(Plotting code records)
**********

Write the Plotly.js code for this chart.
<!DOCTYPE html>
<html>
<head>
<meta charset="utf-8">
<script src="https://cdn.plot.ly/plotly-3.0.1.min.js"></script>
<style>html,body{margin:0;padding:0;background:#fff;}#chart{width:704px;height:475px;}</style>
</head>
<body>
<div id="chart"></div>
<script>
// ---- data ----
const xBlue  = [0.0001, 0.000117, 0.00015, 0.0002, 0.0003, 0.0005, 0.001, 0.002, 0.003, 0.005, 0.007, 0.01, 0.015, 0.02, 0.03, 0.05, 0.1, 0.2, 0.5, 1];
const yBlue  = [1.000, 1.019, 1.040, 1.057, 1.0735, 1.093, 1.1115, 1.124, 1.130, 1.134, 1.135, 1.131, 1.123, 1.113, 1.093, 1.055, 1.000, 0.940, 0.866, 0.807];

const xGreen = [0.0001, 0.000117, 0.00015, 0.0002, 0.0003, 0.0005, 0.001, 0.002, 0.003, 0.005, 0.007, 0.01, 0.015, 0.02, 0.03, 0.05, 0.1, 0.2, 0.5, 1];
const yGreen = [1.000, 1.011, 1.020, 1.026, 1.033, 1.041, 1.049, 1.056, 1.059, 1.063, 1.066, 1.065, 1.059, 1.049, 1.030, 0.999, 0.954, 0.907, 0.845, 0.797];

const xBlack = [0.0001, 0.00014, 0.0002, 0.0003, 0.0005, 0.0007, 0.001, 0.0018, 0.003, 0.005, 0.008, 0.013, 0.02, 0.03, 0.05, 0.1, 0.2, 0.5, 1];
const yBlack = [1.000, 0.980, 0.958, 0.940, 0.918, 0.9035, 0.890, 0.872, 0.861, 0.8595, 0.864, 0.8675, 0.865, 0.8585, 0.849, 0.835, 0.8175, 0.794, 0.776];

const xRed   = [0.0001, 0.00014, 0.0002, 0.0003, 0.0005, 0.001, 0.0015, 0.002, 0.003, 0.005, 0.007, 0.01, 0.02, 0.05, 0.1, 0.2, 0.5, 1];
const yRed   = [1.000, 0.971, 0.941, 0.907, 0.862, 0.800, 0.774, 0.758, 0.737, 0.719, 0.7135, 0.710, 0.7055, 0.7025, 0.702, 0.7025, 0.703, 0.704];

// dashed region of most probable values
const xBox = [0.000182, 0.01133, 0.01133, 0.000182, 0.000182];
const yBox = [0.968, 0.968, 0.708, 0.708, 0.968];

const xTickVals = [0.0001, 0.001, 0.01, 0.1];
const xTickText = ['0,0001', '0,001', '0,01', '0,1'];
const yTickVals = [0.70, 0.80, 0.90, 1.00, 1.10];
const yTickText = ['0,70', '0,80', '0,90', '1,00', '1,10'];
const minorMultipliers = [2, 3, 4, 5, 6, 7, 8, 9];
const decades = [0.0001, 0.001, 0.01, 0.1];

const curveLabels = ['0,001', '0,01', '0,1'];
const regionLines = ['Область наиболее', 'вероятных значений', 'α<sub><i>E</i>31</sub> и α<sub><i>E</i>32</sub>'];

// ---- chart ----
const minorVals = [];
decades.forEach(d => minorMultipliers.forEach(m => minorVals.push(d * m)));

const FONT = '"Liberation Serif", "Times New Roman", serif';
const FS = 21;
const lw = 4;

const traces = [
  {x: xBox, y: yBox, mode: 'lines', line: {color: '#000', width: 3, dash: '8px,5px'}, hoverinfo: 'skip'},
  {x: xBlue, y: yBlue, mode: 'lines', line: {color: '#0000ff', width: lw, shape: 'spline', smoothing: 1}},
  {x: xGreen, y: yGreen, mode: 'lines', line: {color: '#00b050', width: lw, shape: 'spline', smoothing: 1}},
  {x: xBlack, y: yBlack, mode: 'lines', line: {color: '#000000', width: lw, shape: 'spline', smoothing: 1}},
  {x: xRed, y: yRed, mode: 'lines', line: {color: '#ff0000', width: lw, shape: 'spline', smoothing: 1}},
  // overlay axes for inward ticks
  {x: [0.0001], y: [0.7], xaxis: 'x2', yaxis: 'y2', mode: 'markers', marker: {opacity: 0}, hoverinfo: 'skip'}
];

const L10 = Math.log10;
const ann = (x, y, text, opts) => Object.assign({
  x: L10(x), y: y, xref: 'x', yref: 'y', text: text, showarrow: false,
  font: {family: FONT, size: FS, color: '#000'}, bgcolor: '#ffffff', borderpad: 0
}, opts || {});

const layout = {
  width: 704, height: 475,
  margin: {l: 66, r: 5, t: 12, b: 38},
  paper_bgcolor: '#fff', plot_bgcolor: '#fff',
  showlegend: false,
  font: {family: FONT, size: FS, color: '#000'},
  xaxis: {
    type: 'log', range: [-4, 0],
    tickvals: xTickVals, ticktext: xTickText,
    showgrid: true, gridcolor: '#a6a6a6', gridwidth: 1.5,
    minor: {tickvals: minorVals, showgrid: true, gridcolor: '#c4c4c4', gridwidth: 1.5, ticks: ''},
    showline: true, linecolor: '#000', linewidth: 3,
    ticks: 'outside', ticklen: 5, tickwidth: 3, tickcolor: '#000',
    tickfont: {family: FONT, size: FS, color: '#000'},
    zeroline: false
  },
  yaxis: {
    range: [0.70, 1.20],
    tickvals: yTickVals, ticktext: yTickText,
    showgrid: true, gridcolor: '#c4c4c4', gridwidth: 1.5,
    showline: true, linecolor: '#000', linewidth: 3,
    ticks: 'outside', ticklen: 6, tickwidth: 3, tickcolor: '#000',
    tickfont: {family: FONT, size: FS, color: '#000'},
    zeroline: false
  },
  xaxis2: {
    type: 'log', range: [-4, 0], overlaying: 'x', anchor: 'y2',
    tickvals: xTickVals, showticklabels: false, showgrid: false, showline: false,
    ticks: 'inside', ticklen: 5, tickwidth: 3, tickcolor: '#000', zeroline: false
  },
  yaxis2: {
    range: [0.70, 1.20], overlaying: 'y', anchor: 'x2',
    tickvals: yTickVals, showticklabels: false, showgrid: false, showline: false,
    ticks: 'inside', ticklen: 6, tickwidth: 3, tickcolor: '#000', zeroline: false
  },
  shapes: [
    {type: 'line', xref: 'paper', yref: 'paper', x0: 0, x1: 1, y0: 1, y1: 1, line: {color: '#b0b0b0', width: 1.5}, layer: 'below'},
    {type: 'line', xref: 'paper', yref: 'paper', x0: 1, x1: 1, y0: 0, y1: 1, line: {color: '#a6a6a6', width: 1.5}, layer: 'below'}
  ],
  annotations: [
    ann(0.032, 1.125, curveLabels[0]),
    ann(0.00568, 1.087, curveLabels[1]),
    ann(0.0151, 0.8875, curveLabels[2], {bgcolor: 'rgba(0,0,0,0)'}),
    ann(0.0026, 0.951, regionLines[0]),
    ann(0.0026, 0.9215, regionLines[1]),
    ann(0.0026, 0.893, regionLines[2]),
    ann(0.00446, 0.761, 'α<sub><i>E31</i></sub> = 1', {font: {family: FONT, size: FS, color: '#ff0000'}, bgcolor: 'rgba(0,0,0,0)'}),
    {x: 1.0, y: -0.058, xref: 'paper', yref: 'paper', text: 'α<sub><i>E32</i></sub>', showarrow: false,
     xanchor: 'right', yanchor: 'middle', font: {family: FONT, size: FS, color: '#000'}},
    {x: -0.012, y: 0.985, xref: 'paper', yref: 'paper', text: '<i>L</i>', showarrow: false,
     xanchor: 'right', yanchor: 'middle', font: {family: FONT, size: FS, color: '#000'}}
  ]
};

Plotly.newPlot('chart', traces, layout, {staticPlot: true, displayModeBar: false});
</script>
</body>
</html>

**********

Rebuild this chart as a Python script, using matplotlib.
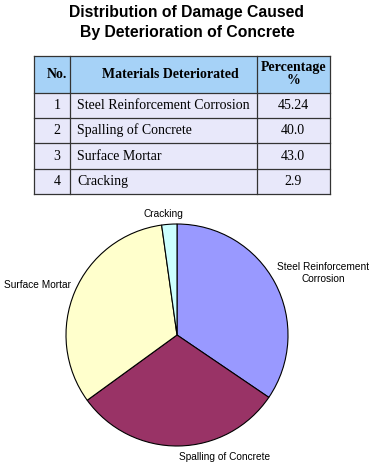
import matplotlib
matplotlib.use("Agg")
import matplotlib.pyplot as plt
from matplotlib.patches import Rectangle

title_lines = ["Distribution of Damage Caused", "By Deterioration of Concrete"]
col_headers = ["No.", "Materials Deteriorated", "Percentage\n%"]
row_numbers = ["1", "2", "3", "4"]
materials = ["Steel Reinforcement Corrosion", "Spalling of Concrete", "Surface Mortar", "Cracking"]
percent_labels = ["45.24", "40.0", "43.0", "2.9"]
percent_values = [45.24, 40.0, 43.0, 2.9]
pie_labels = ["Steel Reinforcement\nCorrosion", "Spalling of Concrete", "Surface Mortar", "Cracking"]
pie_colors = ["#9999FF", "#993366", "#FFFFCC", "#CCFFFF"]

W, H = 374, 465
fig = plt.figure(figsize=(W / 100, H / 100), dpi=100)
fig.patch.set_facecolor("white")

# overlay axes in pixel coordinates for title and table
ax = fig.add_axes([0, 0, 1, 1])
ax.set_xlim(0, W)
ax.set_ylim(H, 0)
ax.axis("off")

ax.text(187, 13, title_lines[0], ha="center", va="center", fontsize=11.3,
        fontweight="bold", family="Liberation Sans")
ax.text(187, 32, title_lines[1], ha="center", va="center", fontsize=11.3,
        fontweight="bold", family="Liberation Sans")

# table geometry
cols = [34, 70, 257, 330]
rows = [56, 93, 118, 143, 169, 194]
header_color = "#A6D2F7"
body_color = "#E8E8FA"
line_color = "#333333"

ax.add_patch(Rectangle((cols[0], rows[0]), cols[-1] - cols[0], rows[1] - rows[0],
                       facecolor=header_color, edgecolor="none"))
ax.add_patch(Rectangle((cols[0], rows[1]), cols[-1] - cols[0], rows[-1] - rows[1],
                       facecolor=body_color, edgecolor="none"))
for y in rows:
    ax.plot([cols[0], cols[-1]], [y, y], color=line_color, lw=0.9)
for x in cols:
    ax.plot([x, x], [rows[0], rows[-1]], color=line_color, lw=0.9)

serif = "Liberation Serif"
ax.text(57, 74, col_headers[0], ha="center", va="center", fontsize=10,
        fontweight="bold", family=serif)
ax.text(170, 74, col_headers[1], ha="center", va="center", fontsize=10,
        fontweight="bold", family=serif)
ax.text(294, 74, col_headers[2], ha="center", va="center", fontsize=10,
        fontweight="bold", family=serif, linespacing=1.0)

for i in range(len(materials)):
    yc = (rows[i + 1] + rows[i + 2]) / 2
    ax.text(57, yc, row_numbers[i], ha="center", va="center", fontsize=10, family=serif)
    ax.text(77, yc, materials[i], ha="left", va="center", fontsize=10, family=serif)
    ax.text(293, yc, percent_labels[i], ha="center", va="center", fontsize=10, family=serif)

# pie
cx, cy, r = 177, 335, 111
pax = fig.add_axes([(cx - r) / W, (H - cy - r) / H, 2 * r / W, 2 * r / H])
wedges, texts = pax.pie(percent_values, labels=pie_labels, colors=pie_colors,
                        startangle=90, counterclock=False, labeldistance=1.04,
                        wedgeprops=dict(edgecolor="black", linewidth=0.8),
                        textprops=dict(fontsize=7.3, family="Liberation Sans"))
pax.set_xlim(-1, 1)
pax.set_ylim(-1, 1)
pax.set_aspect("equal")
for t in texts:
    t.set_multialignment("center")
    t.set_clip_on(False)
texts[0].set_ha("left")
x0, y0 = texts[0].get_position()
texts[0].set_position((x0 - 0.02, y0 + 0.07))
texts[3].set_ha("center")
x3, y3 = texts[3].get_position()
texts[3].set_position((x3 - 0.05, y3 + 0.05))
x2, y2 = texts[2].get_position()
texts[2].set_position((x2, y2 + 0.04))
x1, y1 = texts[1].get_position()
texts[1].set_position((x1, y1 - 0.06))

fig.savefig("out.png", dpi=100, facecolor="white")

**********

> **Stated exercise**: Transcribe, exactly and exclusively, the run of lines that opens with the line bearing "Write the Plotly.js code for this chart." and closes with the line bearing "const yBox = [0.968, 0.968, 0.708, 0.708, 0.968];".

> **Answer to this problem**:
Write the Plotly.js code for this chart.
<!DOCTYPE html>
<html>
<head>
<meta charset="utf-8">
<script src="https://cdn.plot.ly/plotly-3.0.1.min.js"></script>
<style>html,body{margin:0;padding:0;background:#fff;}#chart{width:704px;height:475px;}</style>
</head>
<body>
<div id="chart"></div>
<script>
// ---- data ----
const xBlue  = [0.0001, 0.000117, 0.00015, 0.0002, 0.0003, 0.0005, 0.001, 0.002, 0.003, 0.005, 0.007, 0.01, 0.015, 0.02, 0.03, 0.05, 0.1, 0.2, 0.5, 1];
const yBlue  = [1.000, 1.019, 1.040, 1.057, 1.0735, 1.093, 1.1115, 1.124, 1.130, 1.134, 1.135, 1.131, 1.123, 1.113, 1.093, 1.055, 1.000, 0.940, 0.866, 0.807];

const xGreen = [0.0001, 0.000117, 0.00015, 0.0002, 0.0003, 0.0005, 0.001, 0.002, 0.003, 0.005, 0.007, 0.01, 0.015, 0.02, 0.03, 0.05, 0.1, 0.2, 0.5, 1];
const yGreen = [1.000, 1.011, 1.020, 1.026, 1.033, 1.041, 1.049, 1.056, 1.059, 1.063, 1.066, 1.065, 1.059, 1.049, 1.030, 0.999, 0.954, 0.907, 0.845, 0.797];

const xBlack = [0.0001, 0.00014, 0.0002, 0.0003, 0.0005, 0.0007, 0.001, 0.0018, 0.003, 0.005, 0.008, 0.013, 0.02, 0.03, 0.05, 0.1, 0.2, 0.5, 1];
const yBlack = [1.000, 0.980, 0.958, 0.940, 0.918, 0.9035, 0.890, 0.872, 0.861, 0.8595, 0.864, 0.8675, 0.865, 0.8585, 0.849, 0.835, 0.8175, 0.794, 0.776];

const xRed   = [0.0001, 0.00014, 0.0002, 0.0003, 0.0005, 0.001, 0.0015, 0.002, 0.003, 0.005, 0.007, 0.01, 0.02, 0.05, 0.1, 0.2, 0.5, 1];
const yRed   = [1.000, 0.971, 0.941, 0.907, 0.862, 0.800, 0.774, 0.758, 0.737, 0.719, 0.7135, 0.710, 0.7055, 0.7025, 0.702, 0.7025, 0.703, 0.704];

// dashed region of most probable values
const xBox = [0.000182, 0.01133, 0.01133, 0.000182, 0.000182];
const yBox = [0.968, 0.968, 0.708, 0.708, 0.968];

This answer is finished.